* **Exercise instructions**:
All the data must come back unchanged, except that pictures are left out.
## Begin Collected material
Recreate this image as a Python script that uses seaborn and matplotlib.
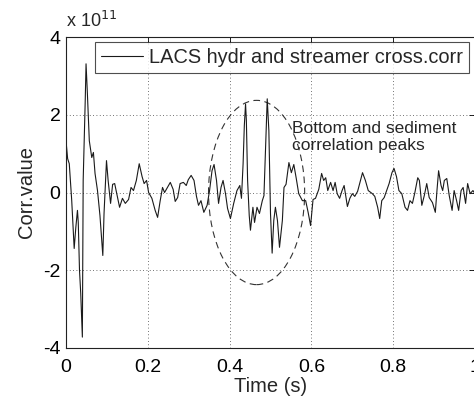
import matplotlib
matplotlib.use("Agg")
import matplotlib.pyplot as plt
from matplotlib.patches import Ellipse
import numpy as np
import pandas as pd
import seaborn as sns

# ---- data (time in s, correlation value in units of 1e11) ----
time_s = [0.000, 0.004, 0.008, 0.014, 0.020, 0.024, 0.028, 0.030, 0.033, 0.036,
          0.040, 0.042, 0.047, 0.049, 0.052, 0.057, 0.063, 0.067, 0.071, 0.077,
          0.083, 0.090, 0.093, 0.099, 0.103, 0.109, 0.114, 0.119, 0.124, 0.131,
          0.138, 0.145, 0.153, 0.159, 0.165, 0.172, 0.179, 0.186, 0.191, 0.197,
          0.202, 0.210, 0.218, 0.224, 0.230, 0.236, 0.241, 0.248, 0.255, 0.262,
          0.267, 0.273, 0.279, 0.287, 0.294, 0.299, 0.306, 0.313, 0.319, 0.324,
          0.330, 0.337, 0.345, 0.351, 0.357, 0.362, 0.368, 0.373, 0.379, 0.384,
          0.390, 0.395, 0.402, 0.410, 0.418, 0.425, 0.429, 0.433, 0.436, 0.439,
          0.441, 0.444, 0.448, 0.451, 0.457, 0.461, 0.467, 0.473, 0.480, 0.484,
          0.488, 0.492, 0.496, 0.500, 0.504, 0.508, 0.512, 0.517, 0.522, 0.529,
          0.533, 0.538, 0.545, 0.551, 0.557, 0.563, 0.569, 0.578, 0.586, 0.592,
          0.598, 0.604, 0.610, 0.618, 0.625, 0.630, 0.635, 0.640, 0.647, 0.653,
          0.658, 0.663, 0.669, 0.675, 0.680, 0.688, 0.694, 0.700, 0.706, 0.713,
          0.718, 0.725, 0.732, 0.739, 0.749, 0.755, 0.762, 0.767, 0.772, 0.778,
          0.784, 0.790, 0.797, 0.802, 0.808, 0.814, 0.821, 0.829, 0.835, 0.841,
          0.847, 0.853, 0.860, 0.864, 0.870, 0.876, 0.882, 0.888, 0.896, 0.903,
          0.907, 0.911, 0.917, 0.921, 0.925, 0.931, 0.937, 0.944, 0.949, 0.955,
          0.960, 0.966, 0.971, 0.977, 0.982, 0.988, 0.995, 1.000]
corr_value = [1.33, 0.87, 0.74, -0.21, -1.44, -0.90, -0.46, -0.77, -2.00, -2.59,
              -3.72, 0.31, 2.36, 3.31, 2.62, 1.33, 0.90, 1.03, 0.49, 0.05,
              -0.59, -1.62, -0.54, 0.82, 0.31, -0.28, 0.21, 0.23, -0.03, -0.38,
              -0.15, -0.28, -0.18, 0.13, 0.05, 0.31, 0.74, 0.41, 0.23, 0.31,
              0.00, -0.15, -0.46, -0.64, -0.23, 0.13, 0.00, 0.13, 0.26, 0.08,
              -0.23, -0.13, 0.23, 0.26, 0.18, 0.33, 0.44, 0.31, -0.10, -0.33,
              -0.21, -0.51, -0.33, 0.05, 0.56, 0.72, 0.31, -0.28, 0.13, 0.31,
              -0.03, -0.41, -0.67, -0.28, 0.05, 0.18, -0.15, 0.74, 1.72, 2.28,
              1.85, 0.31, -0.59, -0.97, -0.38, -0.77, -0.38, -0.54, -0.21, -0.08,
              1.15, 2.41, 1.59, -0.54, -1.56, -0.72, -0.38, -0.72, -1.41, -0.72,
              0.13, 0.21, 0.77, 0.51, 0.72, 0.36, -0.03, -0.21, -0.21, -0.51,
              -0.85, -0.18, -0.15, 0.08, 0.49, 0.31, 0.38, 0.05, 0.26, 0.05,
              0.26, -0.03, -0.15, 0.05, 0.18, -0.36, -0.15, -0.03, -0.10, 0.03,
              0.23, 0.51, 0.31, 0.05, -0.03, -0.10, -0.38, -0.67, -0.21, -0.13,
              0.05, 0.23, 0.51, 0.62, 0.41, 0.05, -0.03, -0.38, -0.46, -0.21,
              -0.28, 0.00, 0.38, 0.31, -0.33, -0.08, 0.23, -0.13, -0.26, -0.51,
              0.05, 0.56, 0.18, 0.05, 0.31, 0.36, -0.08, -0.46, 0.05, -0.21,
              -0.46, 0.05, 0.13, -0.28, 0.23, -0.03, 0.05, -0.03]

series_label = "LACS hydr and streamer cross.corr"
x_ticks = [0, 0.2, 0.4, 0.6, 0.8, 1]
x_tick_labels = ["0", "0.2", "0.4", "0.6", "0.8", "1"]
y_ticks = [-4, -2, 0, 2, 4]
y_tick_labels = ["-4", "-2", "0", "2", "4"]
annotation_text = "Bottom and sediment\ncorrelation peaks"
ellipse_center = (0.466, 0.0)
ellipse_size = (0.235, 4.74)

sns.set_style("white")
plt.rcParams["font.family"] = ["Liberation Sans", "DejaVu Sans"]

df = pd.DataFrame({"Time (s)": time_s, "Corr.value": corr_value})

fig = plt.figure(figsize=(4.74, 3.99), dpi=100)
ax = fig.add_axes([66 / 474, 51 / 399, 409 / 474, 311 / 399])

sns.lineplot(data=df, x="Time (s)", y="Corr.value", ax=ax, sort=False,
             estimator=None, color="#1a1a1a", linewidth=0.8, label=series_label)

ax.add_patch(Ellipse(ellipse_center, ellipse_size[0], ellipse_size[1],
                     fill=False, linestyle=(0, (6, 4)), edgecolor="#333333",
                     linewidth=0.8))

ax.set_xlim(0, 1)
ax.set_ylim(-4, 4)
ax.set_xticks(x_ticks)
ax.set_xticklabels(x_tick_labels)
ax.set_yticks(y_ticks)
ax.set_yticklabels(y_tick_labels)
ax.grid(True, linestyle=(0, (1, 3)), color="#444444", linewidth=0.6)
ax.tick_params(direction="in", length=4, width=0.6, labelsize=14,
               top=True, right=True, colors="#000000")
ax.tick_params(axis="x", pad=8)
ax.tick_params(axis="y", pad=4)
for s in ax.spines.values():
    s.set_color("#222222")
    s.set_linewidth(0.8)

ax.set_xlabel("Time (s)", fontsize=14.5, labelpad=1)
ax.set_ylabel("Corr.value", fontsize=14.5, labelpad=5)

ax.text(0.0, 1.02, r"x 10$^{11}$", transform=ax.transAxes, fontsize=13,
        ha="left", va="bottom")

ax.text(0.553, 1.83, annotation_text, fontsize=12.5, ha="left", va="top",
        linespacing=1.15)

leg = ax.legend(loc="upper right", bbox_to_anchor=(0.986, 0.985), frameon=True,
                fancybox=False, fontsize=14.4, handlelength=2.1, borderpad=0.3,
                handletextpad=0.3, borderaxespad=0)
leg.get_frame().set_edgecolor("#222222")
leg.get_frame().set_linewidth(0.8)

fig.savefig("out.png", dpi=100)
## End Collected material
* **Answer in full**:
Recreate this image as a Python script that uses seaborn and matplotlib.
import matplotlib
matplotlib.use("Agg")
import matplotlib.pyplot as plt
from matplotlib.patches import Ellipse
import numpy as np
import pandas as pd
import seaborn as sns

# ---- data (time in s, correlation value in units of 1e11) ----
time_s = [0.000, 0.004, 0.008, 0.014, 0.020, 0.024, 0.028, 0.030, 0.033, 0.036,
          0.040, 0.042, 0.047, 0.049, 0.052, 0.057, 0.063, 0.067, 0.071, 0.077,
          0.083, 0.090, 0.093, 0.099, 0.103, 0.109, 0.114, 0.119, 0.124, 0.131,
          0.138, 0.145, 0.153, 0.159, 0.165, 0.172, 0.179, 0.186, 0.191, 0.197,
          0.202, 0.210, 0.218, 0.224, 0.230, 0.236, 0.241, 0.248, 0.255, 0.262,
          0.267, 0.273, 0.279, 0.287, 0.294, 0.299, 0.306, 0.313, 0.319, 0.324,
          0.330, 0.337, 0.345, 0.351, 0.357, 0.362, 0.368, 0.373, 0.379, 0.384,
          0.390, 0.395, 0.402, 0.410, 0.418, 0.425, 0.429, 0.433, 0.436, 0.439,
          0.441, 0.444, 0.448, 0.451, 0.457, 0.461, 0.467, 0.473, 0.480, 0.484,
          0.488, 0.492, 0.496, 0.500, 0.504, 0.508, 0.512, 0.517, 0.522, 0.529,
          0.533, 0.538, 0.545, 0.551, 0.557, 0.563, 0.569, 0.578, 0.586, 0.592,
          0.598, 0.604, 0.610, 0.618, 0.625, 0.630, 0.635, 0.640, 0.647, 0.653,
          0.658, 0.663, 0.669, 0.675, 0.680, 0.688, 0.694, 0.700, 0.706, 0.713,
          0.718, 0.725, 0.732, 0.739, 0.749, 0.755, 0.762, 0.767, 0.772, 0.778,
          0.784, 0.790, 0.797, 0.802, 0.808, 0.814, 0.821, 0.829, 0.835, 0.841,
          0.847, 0.853, 0.860, 0.864, 0.870, 0.876, 0.882, 0.888, 0.896, 0.903,
          0.907, 0.911, 0.917, 0.921, 0.925, 0.931, 0.937, 0.944, 0.949, 0.955,
          0.960, 0.966, 0.971, 0.977, 0.982, 0.988, 0.995, 1.000]
corr_value = [1.33, 0.87, 0.74, -0.21, -1.44, -0.90, -0.46, -0.77, -2.00, -2.59,
              -3.72, 0.31, 2.36, 3.31, 2.62, 1.33, 0.90, 1.03, 0.49, 0.05,
              -0.59, -1.62, -0.54, 0.82, 0.31, -0.28, 0.21, 0.23, -0.03, -0.38,
              -0.15, -0.28, -0.18, 0.13, 0.05, 0.31, 0.74, 0.41, 0.23, 0.31,
              0.00, -0.15, -0.46, -0.64, -0.23, 0.13, 0.00, 0.13, 0.26, 0.08,
              -0.23, -0.13, 0.23, 0.26, 0.18, 0.33, 0.44, 0.31, -0.10, -0.33,
              -0.21, -0.51, -0.33, 0.05, 0.56, 0.72, 0.31, -0.28, 0.13, 0.31,
              -0.03, -0.41, -0.67, -0.28, 0.05, 0.18, -0.15, 0.74, 1.72, 2.28,
              1.85, 0.31, -0.59, -0.97, -0.38, -0.77, -0.38, -0.54, -0.21, -0.08,
              1.15, 2.41, 1.59, -0.54, -1.56, -0.72, -0.38, -0.72, -1.41, -0.72,
              0.13, 0.21, 0.77, 0.51, 0.72, 0.36, -0.03, -0.21, -0.21, -0.51,
              -0.85, -0.18, -0.15, 0.08, 0.49, 0.31, 0.38, 0.05, 0.26, 0.05,
              0.26, -0.03, -0.15, 0.05, 0.18, -0.36, -0.15, -0.03, -0.10, 0.03,
              0.23, 0.51, 0.31, 0.05, -0.03, -0.10, -0.38, -0.67, -0.21, -0.13,
              0.05, 0.23, 0.51, 0.62, 0.41, 0.05, -0.03, -0.38, -0.46, -0.21,
              -0.28, 0.00, 0.38, 0.31, -0.33, -0.08, 0.23, -0.13, -0.26, -0.51,
              0.05, 0.56, 0.18, 0.05, 0.31, 0.36, -0.08, -0.46, 0.05, -0.21,
              -0.46, 0.05, 0.13, -0.28, 0.23, -0.03, 0.05, -0.03]

series_label = "LACS hydr and streamer cross.corr"
x_ticks = [0, 0.2, 0.4, 0.6, 0.8, 1]
x_tick_labels = ["0", "0.2", "0.4", "0.6", "0.8", "1"]
y_ticks = [-4, -2, 0, 2, 4]
y_tick_labels = ["-4", "-2", "0", "2", "4"]
annotation_text = "Bottom and sediment\ncorrelation peaks"
ellipse_center = (0.466, 0.0)
ellipse_size = (0.235, 4.74)

sns.set_style("white")
plt.rcParams["font.family"] = ["Liberation Sans", "DejaVu Sans"]

df = pd.DataFrame({"Time (s)": time_s, "Corr.value": corr_value})

fig = plt.figure(figsize=(4.74, 3.99), dpi=100)
ax = fig.add_axes([66 / 474, 51 / 399, 409 / 474, 311 / 399])

sns.lineplot(data=df, x="Time (s)", y="Corr.value", ax=ax, sort=False,
             estimator=None, color="#1a1a1a", linewidth=0.8, label=series_label)

ax.add_patch(Ellipse(ellipse_center, ellipse_size[0], ellipse_size[1],
                     fill=False, linestyle=(0, (6, 4)), edgecolor="#333333",
                     linewidth=0.8))

ax.set_xlim(0, 1)
ax.set_ylim(-4, 4)
ax.set_xticks(x_ticks)
ax.set_xticklabels(x_tick_labels)
ax.set_yticks(y_ticks)
ax.set_yticklabels(y_tick_labels)
ax.grid(True, linestyle=(0, (1, 3)), color="#444444", linewidth=0.6)
ax.tick_params(direction="in", length=4, width=0.6, labelsize=14,
               top=True, right=True, colors="#000000")
ax.tick_params(axis="x", pad=8)
ax.tick_params(axis="y", pad=4)
for s in ax.spines.values():
    s.set_color("#222222")
    s.set_linewidth(0.8)

ax.set_xlabel("Time (s)", fontsize=14.5, labelpad=1)
ax.set_ylabel("Corr.value", fontsize=14.5, labelpad=5)

ax.text(0.0, 1.02, r"x 10$^{11}$", transform=ax.transAxes, fontsize=13,
        ha="left", va="bottom")

ax.text(0.553, 1.83, annotation_text, fontsize=12.5, ha="left", va="top",
        linespacing=1.15)

leg = ax.legend(loc="upper right", bbox_to_anchor=(0.986, 0.985), frameon=True,
                fancybox=False, fontsize=14.4, handlelength=2.1, borderpad=0.3,
                handletextpad=0.3, borderaxespad=0)
leg.get_frame().set_edgecolor("#222222")
leg.get_frame().set_linewidth(0.8)

fig.savefig("out.png", dpi=100)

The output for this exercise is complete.